L’histoire ancienne et récente montre que la force d’une rébellion, quelle qu’elle soit, tient en grande partie dans sa capacité de communiquer, d’expliquer pourquoi elle a pris les armes, bref de susciter l’adhésion populaire à son projet. Souvenez-vous, près de nous, du FPR avec sa station radio « Muhabura », des sorties presque quotidiennes du Cndd-fdd encore dans le maquis sur BBC « Gahuzamiryango », on pourrait multiplier les exemples…
Si aujourd’hui on faisait un sondage en demandant aux citoyens quelle rébellion a pris les armes au Burundi, et pourquoi, ils auraient toutes les peines du monde à répondre.
La rébellion burundaise – si rébellion il y a – peine à s’identifier, à s’affirmer. En dehors de quelques tracts jetés ci et là, et des interviews sur le web où finalement on n’apprend pas grand-chose, apparemment personne n’a envie ou le courage d’assumer la lutte. Sur la toile justement, la guerre du web fait rage : un certain Rukundo du « Fronabu Tabara » affirme qu’il est seul sur « le terrain », contestant les propos du « MNB qui affirme coiffer politiquement ces groupes »…

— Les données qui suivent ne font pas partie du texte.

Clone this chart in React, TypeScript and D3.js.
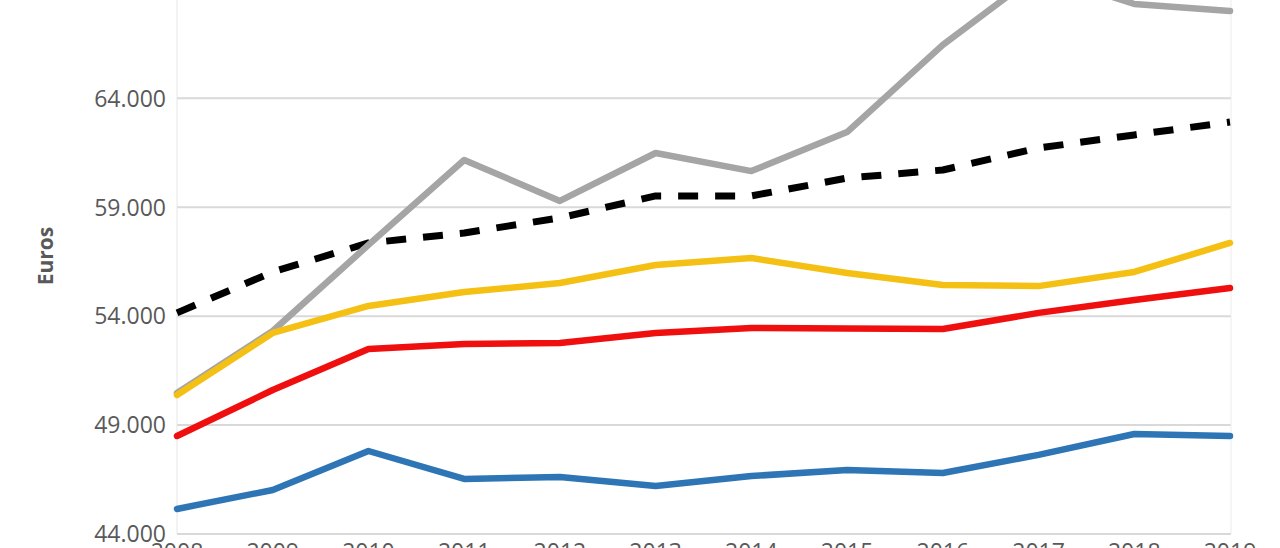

Passons maintenant du côté de l’opposition : motus et bouche cousue chez Agathon Rwasa en exil depuis de longs mois, sur place Léonce Ngendakumana affirme inlassablement que l’ADC-Ikibiri a pris l’option de la lutte politique, Alexis Sinduhije soutient dans une carte blanche sur {www.iwacu-burundi.org} que « son parti ne sera jamais un parti de guerriers »… Au bout du compte, force est de constater qu’aucun leader de l’opposition ne se reconnaît finalement dans cette rébellion.
Ce que je vais dire ici va susciter des critiques acerbes dans certains milieux. On va me taxer de » rouler pour le gouvernement » mais je vais quand même dire ce que beaucoup pensent de plus en plus : nous sommes face à une rébellion atypique. Cette situation oblige beaucoup plus les médias à l’analyse. Les journalistes ne peuvent échapper à une réflexion critique dans leur mission d’informer sous peine d’être instrumentalisés par un mouvement dont personne ne réclame la paternité, avec un projet de société inconnu. Oui, continuer à informer, même sur cette rébellion, mais plus que jamais prendre du recul.